The movie is funny, sweet, and just really worked. It may not be the deepest of films, but I thought the effects were well done, and the characters nicely written. Casper also shows the talent that Ricci is, again, not heavy material, but she carries herself with a certain charisma that shows a star in the making. Plus, it has some fun cameos from the likes of Dan Akroyd, Clint Eastwood, and others.

Before he gave Mumble a voice, or Kevin a villainous bent, even before he was Frodo Baggins, Elijah Wood was Sandy. Sandy was a troubled youth sent to spend a summer with his uncle on an island in the Florida Keys. It is thought that spending some time with his eccentric uncle may help out. As it turns out, the two of them have gotten more than they bargained for. This update of the 1963 film is mediocre at best, dull and predictable at worst. Still, it is another in a long line of inoffensive films aimed at the family market. It is not overtly bad, but it is nothing particularly special.

At first, the two make an unlikely pair that do not get along all that well. Sandy is a little surly and doesn't care to be told what to do, while his uncle is something of a free spirit who believes in order. Well, the two are at each others throats until Sandy meets an overly friendly dolphin. The dolphin becomes his way to a new life, a life that includes caring for something other than himself. The friendship between man and beast blossoms in the face of the cruel landlubbers who seek to keep them apart.

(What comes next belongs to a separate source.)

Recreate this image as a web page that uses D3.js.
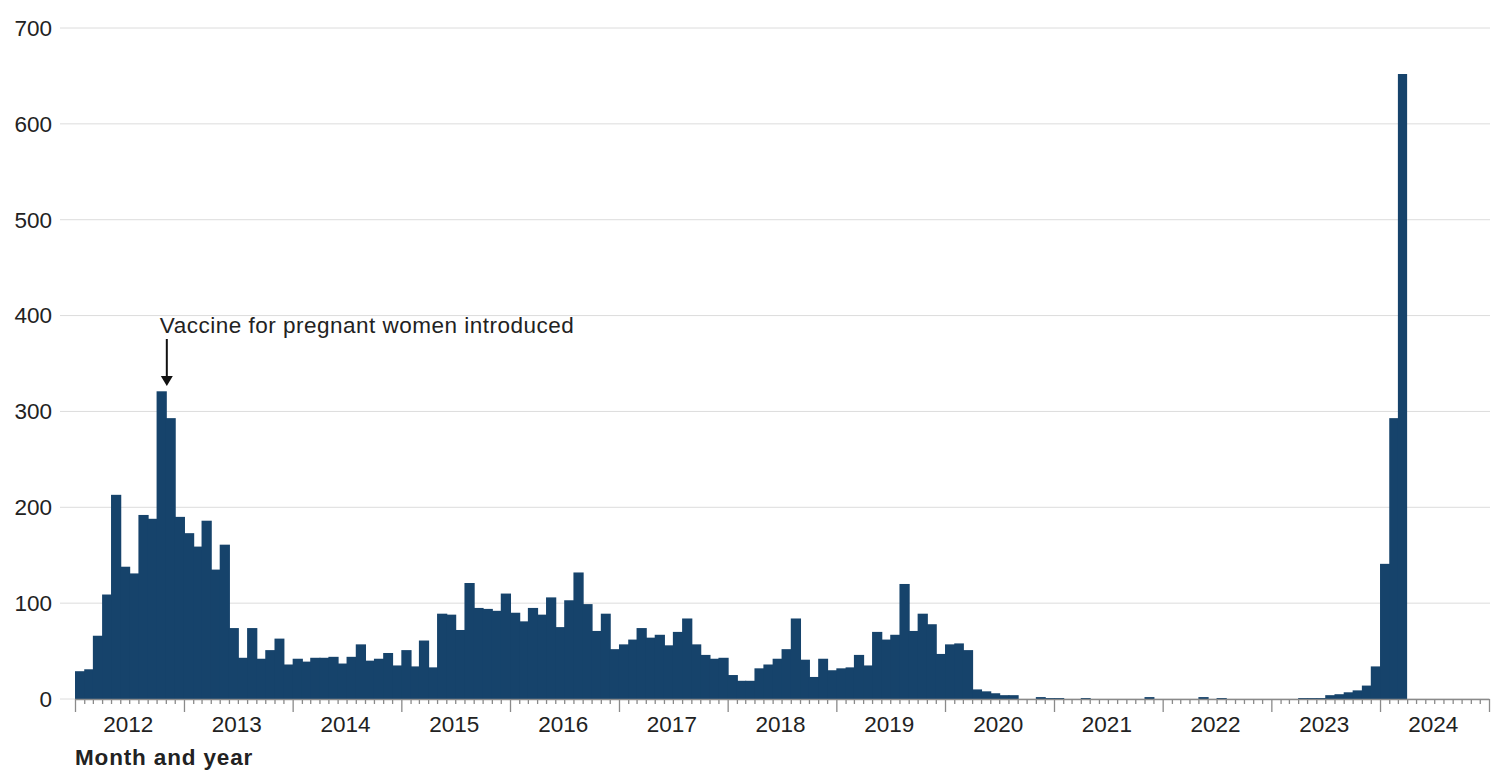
<!DOCTYPE html>
<html>
<head>
<meta charset="utf-8">
<script src="https://cdn.jsdelivr.net/npm/d3@7"></script>
<style>
  html, body { margin: 0; padding: 0; background: #fff; }
  svg { display: block; font-family: "Liberation Sans", Arial, Helvetica, sans-serif; }
</style>
</head>
<body>
<svg id="chart" width="1504" height="780"></svg>
<script>
// Monthly counts, January 2012 to March 2024
const startMonth = "2012-01";
const values = [
  29, 31, 66, 109, 213, 138, 131, 192, 188, 321, 293, 190,      // 2012
  173, 159, 186, 135, 161, 74, 43, 74, 42, 51, 63, 36,          // 2013
  42, 39, 43, 43, 44, 37, 44, 57, 40, 42, 48, 35,               // 2014
  51, 34, 61, 33, 89, 88, 72, 121, 95, 94, 92, 110,             // 2015
  90, 81, 95, 88, 106, 75, 103, 132, 99, 71, 89, 52,            // 2016
  57, 62, 74, 64, 67, 56, 70, 84, 57, 46, 42, 43,               // 2017
  25, 19, 19, 32, 36, 42, 52, 84, 41, 23, 42, 30,               // 2018
  32, 33, 46, 35, 70, 62, 67, 120, 71, 89, 78, 47,              // 2019
  57, 58, 51, 10, 8, 6, 4, 4, 0, 0, 2, 1,                       // 2020
  1, 0, 0, 1, 0, 0, 0, 0, 0, 0, 2, 0,                           // 2021
  0, 0, 0, 0, 2, 0, 1, 0, 0, 0, 0, 0,                           // 2022
  0, 0, 0, 1, 1, 1, 4, 5, 7, 9, 14, 34,                         // 2023
  141, 293, 652                                                 // 2024
];
const yTicks = [0, 100, 200, 300, 400, 500, 600, 700];
const yearLabels = ["2012","2013","2014","2015","2016","2017","2018","2019","2020","2021","2022","2023","2024"];
const xAxisTitle = "Month and year";
const annotationText = "Vaccine for pregnant women introduced";
const annotationMonth = "2012-10";

const svg = d3.select("#chart");
const parse = d3.utcParse("%Y-%m");
const t0 = parse(startMonth);
const data = values.map((v, i) => ({ date: d3.utcMonth.offset(t0, i), value: v }));

const x = d3.scaleUtc()
  .domain([parse(yearLabels[0] + "-01"), parse(String(+yearLabels[yearLabels.length - 1] + 1) + "-01")])
  .range([75, 1489]);
const y = d3.scaleLinear().domain([0, 700]).range([699, 28]);

// gridlines
svg.append("g").selectAll("line").data(yTicks).join("line")
  .attr("x1", 60).attr("x2", 1490)
  .attr("y1", d => y(d)).attr("y2", d => y(d))
  .attr("stroke", "#dcdcdc").attr("stroke-width", 1);

// y labels
svg.append("g").selectAll("text").data(yTicks).join("text")
  .attr("x", 52).attr("y", d => y(d))
  .attr("dy", "0.35em").attr("text-anchor", "end")
  .attr("font-size", 22.5).attr("fill", "#222")
  .text(d => d);

// bars
svg.append("g").selectAll("rect").data(data).join("rect")
  .attr("x", d => x(d.date))
  .attr("width", (d, i) => x(d3.utcMonth.offset(d.date, 1)) - x(d.date) + (i < data.length - 1 ? 1 : 0))
  .attr("y", d => y(d.value))
  .attr("height", d => y(0) - y(d.value))
  .attr("fill", "#16436b");

// x axis: monthly minor ticks, yearly major ticks
const monthTicks = d3.utcMonth.range(x.domain()[0], d3.utcMonth.offset(x.domain()[1], 1));
const axisG = svg.append("g").attr("transform", `translate(0,${y(0)})`);
axisG.call(d3.axisBottom(x).tickValues(monthTicks).tickSize(5).tickFormat(""))
  .call(g => g.select(".domain").attr("stroke", "#8a8a8a").attr("stroke-width", 1.6))
  .call(g => g.selectAll(".tick line")
    .attr("stroke", "#8a8a8a").attr("stroke-width", 1.3)
    .attr("y2", d => d.getUTCMonth() === 0 ? 13 : 5));
axisG.select(".domain").attr("d", `M${x.range()[0]},0.5H${x.range()[1]}`);

// year labels centered in each year
svg.append("g").selectAll("text").data(yearLabels).join("text")
  .attr("x", d => x(parse(d + "-07")) - 1)
  .attr("y", 732)
  .attr("text-anchor", "middle")
  .attr("font-size", 22.5).attr("fill", "#222")
  .text(d => d);

svg.append("text")
  .attr("x", 75).attr("y", 765)
  .attr("font-size", 22.5).attr("font-weight", "bold").attr("fill", "#222")
  .attr("letter-spacing", 0.85)
  .text(xAxisTitle);

// annotation
const am = parse(annotationMonth);
const ax = x(d3.utcMonth.offset(am, 1)) + 1;
svg.append("text")
  .attr("x", ax - 7).attr("y", 333)
  .attr("font-size", 22.5).attr("fill", "#222")
  .attr("letter-spacing", 0.5)
  .text(annotationText);
svg.append("line")
  .attr("x1", ax).attr("x2", ax).attr("y1", 339).attr("y2", 378)
  .attr("stroke", "#111").attr("stroke-width", 2);
svg.append("path")
  .attr("d", `M${ax - 6},${376}L${ax + 6},${376}L${ax},${386}Z`)
  .attr("fill", "#111");
</script>
</body>
</html>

The issues take an environmental turn as a toxic waste dumping operation is uncovered. It is up to Sandy and Flipper to save the day. It is directed in a rather straight forward manner by Alan Shapiro who doesn't seem to bring a lot to the table in terms of style.

Still, while it was a little heavy handed in its message, and a little flat in its approach, there is nothing to really object to. It will be good for the kids, while adults may get a little bored.

Leave it to Beaver
I wasn't around during the time the source series was running, but have seen enough in reruns to get a kick out of them and their attempt to capture the nuclear family. It has a certain charm, from the goofy comedy of Beaver, to big brother Wally, to June, always in her dresses and pearls. Now, this update, on the other hand, is a completely different matter. It has a few nice character moments, but it seems to be trying to hard, there is a distinct feeling of desperation as the film strives for that old school feeling as it misses the mark more often than it hits.

All that said, I found it near impossible to actively dislike the film. Despite some poor acting, a story that goes nowhere, and the oftentimes tredious and predictable setups, it is not without its charms. Those charms come mainly in the form of young Cameron Finley as the Beaver. There was something quite endearing in his earnestness. Christopher Macdonald is also fun, playing Ward way over the top and just having fun with the role, somewthing that msot of the others on screen don't seem to be having.

The story centers on the intertwining tales of Beaver trying to gain the attention of his father by not disappointing him and Wally trying to impress a girl. There is something that just feels long winded, not a good sign for a movie that fails to reach the 90 minute mark.

Still, I am sure the kids will like it, and it is rather harmless. Watch on!

All of the films are presented in their original widescreen ratios and anamorphically enahnced. They all look good, sharp colors, not much in the way of artifacts. Audio is all Dolby Digital 5.1, and they all sound good too. Nothing to complain about on the technical side of things.

Extras. A couple of trailers, but nothing else.

Wrap up.
The films may mediocre when taken individually, when taken together in this set, you have a nice little bundle of films that are good for the family. I cannot find anything that is offensive, or unsuitable for viewing by the whole family. Casper is clearly the best of the bunch, but they all have a certain infectiousness that won't let you actively dislike. So, all I can say is sit back, make some popcorn, grab the kids, and make an evening of it!